Strengthening penalties is the good part of this legislation. Eliminating the secret ballot is the bad part. Labor organizations like the AFL-CIO have been lobbying for this legislation for a long time, arguing that the union-creation process is long and difficult, and in the time between when employees sign the initial petition and when the NLRB calls for the election, management can attempt to dissuade employees from joining the union. If this is true, it still doesn’t explain why the Express process for forming a union must eliminate the secret ballot. The whole point of having a secret ballot in union elections is to protect employees from intimidation or retaliation, from the union as well as from the management. President Obama should veto this legislation or tell Democrats in the Senate to amend it so as to include a provision for secret ballots.
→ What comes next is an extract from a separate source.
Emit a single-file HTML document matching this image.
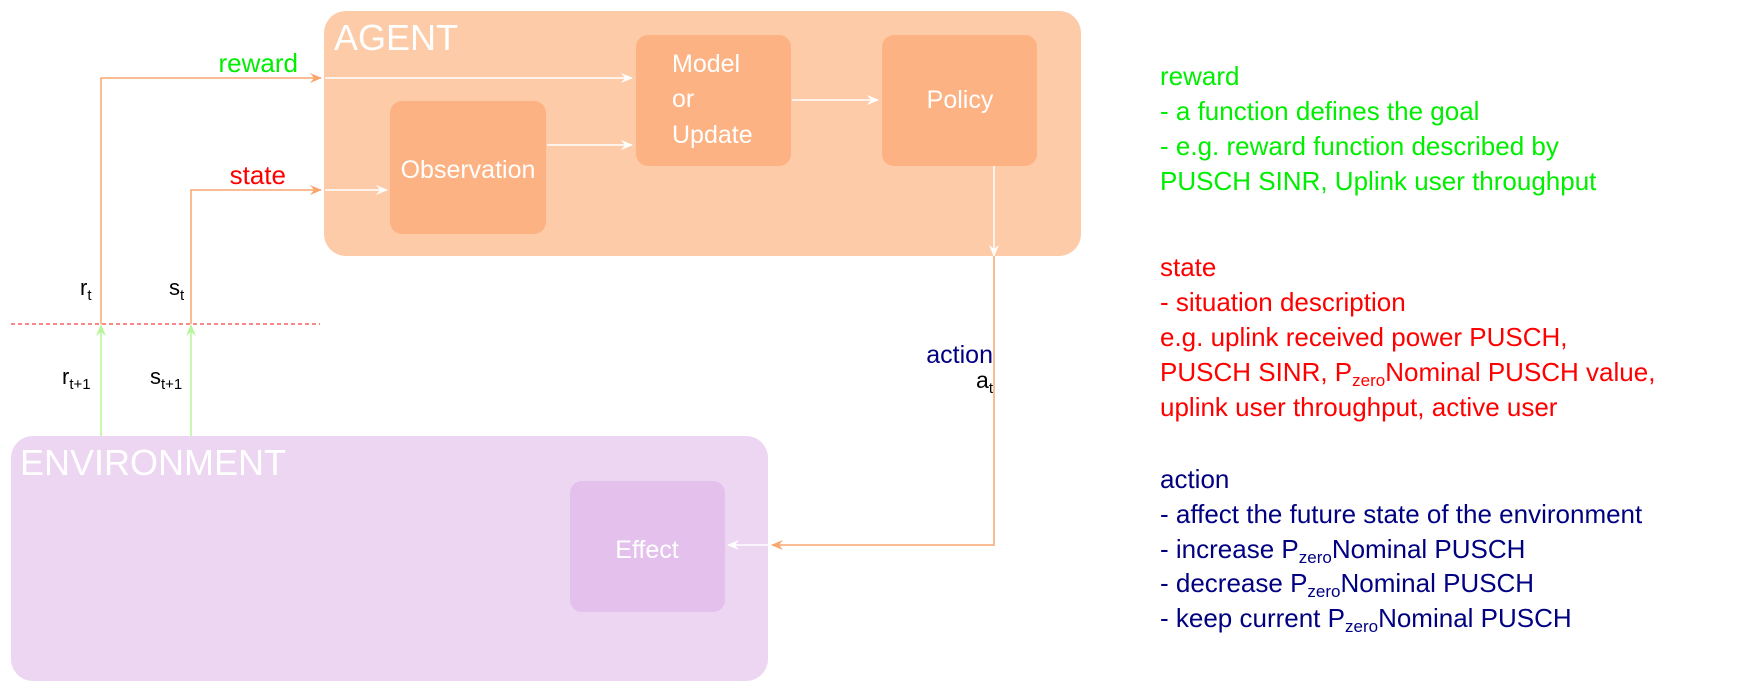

There’s no reason why employees shouldn’t have secret ballots.
The Fairness Doctrine
Prior to 1987, there was a fairness doctrine, also called the equal time rule, present in broadcast television and radio. I’ll quote the above-linked website’s description of it, since it’s simple and good:
Simply put, a station which sells or gives one minute to Candidate A must sell or give the same amount of time with the same audience potential to all other candidates for the particular office. However, a candidate who can not afford time does not receive free time unless his or her opponent is also given free time.
(Upon reading the website linked above, I realized that it was written by Howard Kleiman, the very Miami University communications professor whose class first got me interested in First Amendment law!)
Obama and other Democrats have toyed around with the idea of resurrecting the fairness doctrine. A lot of them blame the rise of conservative talk radio (specifically, Rush Limbaugh) on the elimination of the fairness doctrine. With no requirement for equal time for all sides, the airwaves skewed to the right, creating a pulpit from which people like Rush, Michael Savage, Glenn Beck, Sean Hannity, et al. can spew their Republican talking points. Democrats have attempted, in Air America, to create a similar network of their own, but it isn’t nearly as popular.
Legislating “fairness” is a terrible idea, both in principle and in execution. Just last week, the FCC and Fox Broadcasting duked it out in the Supreme Court over the issue of “indecency.” I can only imagine the tremendous amounts of litigation that would ensue from such a doctrine. That’s just the execution. On the issue of fairness, who is the government to determine “fairness”? The idea that the government exists to provide equity of points of view runs contradictory to the First Amendment. All the government does is guarantee that any side has a platform free from government interference; what the sides choose to do with that platform, or the degree to which they choose to use it, is up to them. The fairness doctrine could also give false dichotomy to scenarios in which there really aren’t two points of view (evolution/intelligent design comes immediately to mind; to suggest that both theories have equal veracity and should be debated equally is ludicrous; intelligent design does not deserve to be legitimized by placing it on par with evolution).
President Obama, please don’t pass the Employee Free Choice Act — not unless it’s altered to specify secret ballot elections. And please, please, please don’t bring back the fairness doctrine; it may work pragmatically to stem the tide of conservative talk radio, but as a theory, it’s broken and could lead to the inclusion of points of view that might otherwise be correctly disdained through the marketplace of ideas.